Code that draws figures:
------------------------------

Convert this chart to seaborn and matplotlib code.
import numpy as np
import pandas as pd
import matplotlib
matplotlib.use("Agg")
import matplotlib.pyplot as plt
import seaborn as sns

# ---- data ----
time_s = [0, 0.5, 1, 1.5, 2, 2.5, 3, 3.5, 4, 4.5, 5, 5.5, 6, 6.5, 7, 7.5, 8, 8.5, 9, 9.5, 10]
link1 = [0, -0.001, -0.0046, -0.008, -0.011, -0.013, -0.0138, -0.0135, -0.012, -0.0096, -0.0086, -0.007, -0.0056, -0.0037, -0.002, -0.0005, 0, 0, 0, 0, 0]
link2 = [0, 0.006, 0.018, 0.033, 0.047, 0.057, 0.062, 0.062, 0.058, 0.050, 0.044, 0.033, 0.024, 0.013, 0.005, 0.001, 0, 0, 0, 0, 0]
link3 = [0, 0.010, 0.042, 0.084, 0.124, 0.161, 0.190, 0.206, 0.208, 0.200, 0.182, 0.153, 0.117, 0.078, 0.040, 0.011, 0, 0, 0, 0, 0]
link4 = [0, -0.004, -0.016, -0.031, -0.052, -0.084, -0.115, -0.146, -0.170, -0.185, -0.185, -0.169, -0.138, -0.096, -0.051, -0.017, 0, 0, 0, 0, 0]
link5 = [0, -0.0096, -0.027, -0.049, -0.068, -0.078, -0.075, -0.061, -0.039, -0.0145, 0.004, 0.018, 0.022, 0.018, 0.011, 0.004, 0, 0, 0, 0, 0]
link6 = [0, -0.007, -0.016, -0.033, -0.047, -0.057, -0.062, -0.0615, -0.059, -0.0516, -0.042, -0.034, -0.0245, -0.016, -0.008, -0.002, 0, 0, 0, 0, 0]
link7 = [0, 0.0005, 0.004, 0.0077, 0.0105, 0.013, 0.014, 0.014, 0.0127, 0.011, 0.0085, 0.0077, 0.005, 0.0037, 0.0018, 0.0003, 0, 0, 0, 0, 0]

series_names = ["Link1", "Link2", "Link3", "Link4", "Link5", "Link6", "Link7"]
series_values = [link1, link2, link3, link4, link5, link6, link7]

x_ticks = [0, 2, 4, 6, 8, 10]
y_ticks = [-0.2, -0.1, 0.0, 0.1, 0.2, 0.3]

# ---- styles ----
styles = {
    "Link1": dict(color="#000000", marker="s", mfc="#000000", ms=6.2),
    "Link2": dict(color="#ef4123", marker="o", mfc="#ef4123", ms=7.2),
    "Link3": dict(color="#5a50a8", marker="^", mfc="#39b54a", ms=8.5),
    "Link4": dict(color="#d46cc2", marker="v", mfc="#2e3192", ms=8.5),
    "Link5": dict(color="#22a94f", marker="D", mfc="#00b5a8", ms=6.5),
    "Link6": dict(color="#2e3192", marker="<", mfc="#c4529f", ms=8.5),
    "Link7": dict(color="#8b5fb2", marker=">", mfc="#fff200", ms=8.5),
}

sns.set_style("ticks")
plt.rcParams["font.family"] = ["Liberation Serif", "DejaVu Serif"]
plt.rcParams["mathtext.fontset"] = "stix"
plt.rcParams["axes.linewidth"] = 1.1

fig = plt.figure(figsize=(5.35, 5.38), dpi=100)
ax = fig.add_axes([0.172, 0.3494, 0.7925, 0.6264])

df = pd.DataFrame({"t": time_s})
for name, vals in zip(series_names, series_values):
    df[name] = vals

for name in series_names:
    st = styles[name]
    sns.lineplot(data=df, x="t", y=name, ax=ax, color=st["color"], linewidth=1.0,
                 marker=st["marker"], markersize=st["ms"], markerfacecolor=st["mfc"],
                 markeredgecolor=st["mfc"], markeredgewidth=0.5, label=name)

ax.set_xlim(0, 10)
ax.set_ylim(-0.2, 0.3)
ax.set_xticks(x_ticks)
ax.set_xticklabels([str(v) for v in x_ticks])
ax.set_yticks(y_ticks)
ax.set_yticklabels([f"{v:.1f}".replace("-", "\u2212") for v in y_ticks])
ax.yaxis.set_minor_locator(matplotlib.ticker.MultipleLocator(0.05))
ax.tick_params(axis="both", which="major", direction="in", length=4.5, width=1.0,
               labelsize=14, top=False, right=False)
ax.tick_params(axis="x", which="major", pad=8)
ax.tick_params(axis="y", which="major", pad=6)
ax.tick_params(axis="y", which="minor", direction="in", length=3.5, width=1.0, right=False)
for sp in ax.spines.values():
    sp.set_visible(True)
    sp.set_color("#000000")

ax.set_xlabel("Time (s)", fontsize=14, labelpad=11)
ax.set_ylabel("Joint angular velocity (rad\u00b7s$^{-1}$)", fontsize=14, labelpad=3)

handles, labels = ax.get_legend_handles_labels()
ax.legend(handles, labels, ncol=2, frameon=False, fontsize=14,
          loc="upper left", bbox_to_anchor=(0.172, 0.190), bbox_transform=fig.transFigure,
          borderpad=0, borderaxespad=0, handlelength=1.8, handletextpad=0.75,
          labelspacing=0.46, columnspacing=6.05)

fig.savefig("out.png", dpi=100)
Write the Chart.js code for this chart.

------------------------------

Copy out the full material exactly as it appears.

Convert this chart to seaborn and matplotlib code.
import numpy as np
import pandas as pd
import matplotlib
matplotlib.use("Agg")
import matplotlib.pyplot as plt
import seaborn as sns

# ---- data ----
time_s = [0, 0.5, 1, 1.5, 2, 2.5, 3, 3.5, 4, 4.5, 5, 5.5, 6, 6.5, 7, 7.5, 8, 8.5, 9, 9.5, 10]
link1 = [0, -0.001, -0.0046, -0.008, -0.011, -0.013, -0.0138, -0.0135, -0.012, -0.0096, -0.0086, -0.007, -0.0056, -0.0037, -0.002, -0.0005, 0, 0, 0, 0, 0]
link2 = [0, 0.006, 0.018, 0.033, 0.047, 0.057, 0.062, 0.062, 0.058, 0.050, 0.044, 0.033, 0.024, 0.013, 0.005, 0.001, 0, 0, 0, 0, 0]
link3 = [0, 0.010, 0.042, 0.084, 0.124, 0.161, 0.190, 0.206, 0.208, 0.200, 0.182, 0.153, 0.117, 0.078, 0.040, 0.011, 0, 0, 0, 0, 0]
link4 = [0, -0.004, -0.016, -0.031, -0.052, -0.084, -0.115, -0.146, -0.170, -0.185, -0.185, -0.169, -0.138, -0.096, -0.051, -0.017, 0, 0, 0, 0, 0]
link5 = [0, -0.0096, -0.027, -0.049, -0.068, -0.078, -0.075, -0.061, -0.039, -0.0145, 0.004, 0.018, 0.022, 0.018, 0.011, 0.004, 0, 0, 0, 0, 0]
link6 = [0, -0.007, -0.016, -0.033, -0.047, -0.057, -0.062, -0.0615, -0.059, -0.0516, -0.042, -0.034, -0.0245, -0.016, -0.008, -0.002, 0, 0, 0, 0, 0]
link7 = [0, 0.0005, 0.004, 0.0077, 0.0105, 0.013, 0.014, 0.014, 0.0127, 0.011, 0.0085, 0.0077, 0.005, 0.0037, 0.0018, 0.0003, 0, 0, 0, 0, 0]

series_names = ["Link1", "Link2", "Link3", "Link4", "Link5", "Link6", "Link7"]
series_values = [link1, link2, link3, link4, link5, link6, link7]

x_ticks = [0, 2, 4, 6, 8, 10]
y_ticks = [-0.2, -0.1, 0.0, 0.1, 0.2, 0.3]

# ---- styles ----
styles = {
    "Link1": dict(color="#000000", marker="s", mfc="#000000", ms=6.2),
    "Link2": dict(color="#ef4123", marker="o", mfc="#ef4123", ms=7.2),
    "Link3": dict(color="#5a50a8", marker="^", mfc="#39b54a", ms=8.5),
    "Link4": dict(color="#d46cc2", marker="v", mfc="#2e3192", ms=8.5),
    "Link5": dict(color="#22a94f", marker="D", mfc="#00b5a8", ms=6.5),
    "Link6": dict(color="#2e3192", marker="<", mfc="#c4529f", ms=8.5),
    "Link7": dict(color="#8b5fb2", marker=">", mfc="#fff200", ms=8.5),
}

sns.set_style("ticks")
plt.rcParams["font.family"] = ["Liberation Serif", "DejaVu Serif"]
plt.rcParams["mathtext.fontset"] = "stix"
plt.rcParams["axes.linewidth"] = 1.1

fig = plt.figure(figsize=(5.35, 5.38), dpi=100)
ax = fig.add_axes([0.172, 0.3494, 0.7925, 0.6264])

df = pd.DataFrame({"t": time_s})
for name, vals in zip(series_names, series_values):
    df[name] = vals

for name in series_names:
    st = styles[name]
    sns.lineplot(data=df, x="t", y=name, ax=ax, color=st["color"], linewidth=1.0,
                 marker=st["marker"], markersize=st["ms"], markerfacecolor=st["mfc"],
                 markeredgecolor=st["mfc"], markeredgewidth=0.5, label=name)

ax.set_xlim(0, 10)
ax.set_ylim(-0.2, 0.3)
ax.set_xticks(x_ticks)
ax.set_xticklabels([str(v) for v in x_ticks])
ax.set_yticks(y_ticks)
ax.set_yticklabels([f"{v:.1f}".replace("-", "\u2212") for v in y_ticks])
ax.yaxis.set_minor_locator(matplotlib.ticker.MultipleLocator(0.05))
ax.tick_params(axis="both", which="major", direction="in", length=4.5, width=1.0,
               labelsize=14, top=False, right=False)
ax.tick_params(axis="x", which="major", pad=8)
ax.tick_params(axis="y", which="major", pad=6)
ax.tick_params(axis="y", which="minor", direction="in", length=3.5, width=1.0, right=False)
for sp in ax.spines.values():
    sp.set_visible(True)
    sp.set_color("#000000")

ax.set_xlabel("Time (s)", fontsize=14, labelpad=11)
ax.set_ylabel("Joint angular velocity (rad\u00b7s$^{-1}$)", fontsize=14, labelpad=3)

handles, labels = ax.get_legend_handles_labels()
ax.legend(handles, labels, ncol=2, frameon=False, fontsize=14,
          loc="upper left", bbox_to_anchor=(0.172, 0.190), bbox_transform=fig.transFigure,
          borderpad=0, borderaxespad=0, handlelength=1.8, handletextpad=0.75,
          labelspacing=0.46, columnspacing=6.05)

fig.savefig("out.png", dpi=100)
Write the Chart.js code for this chart.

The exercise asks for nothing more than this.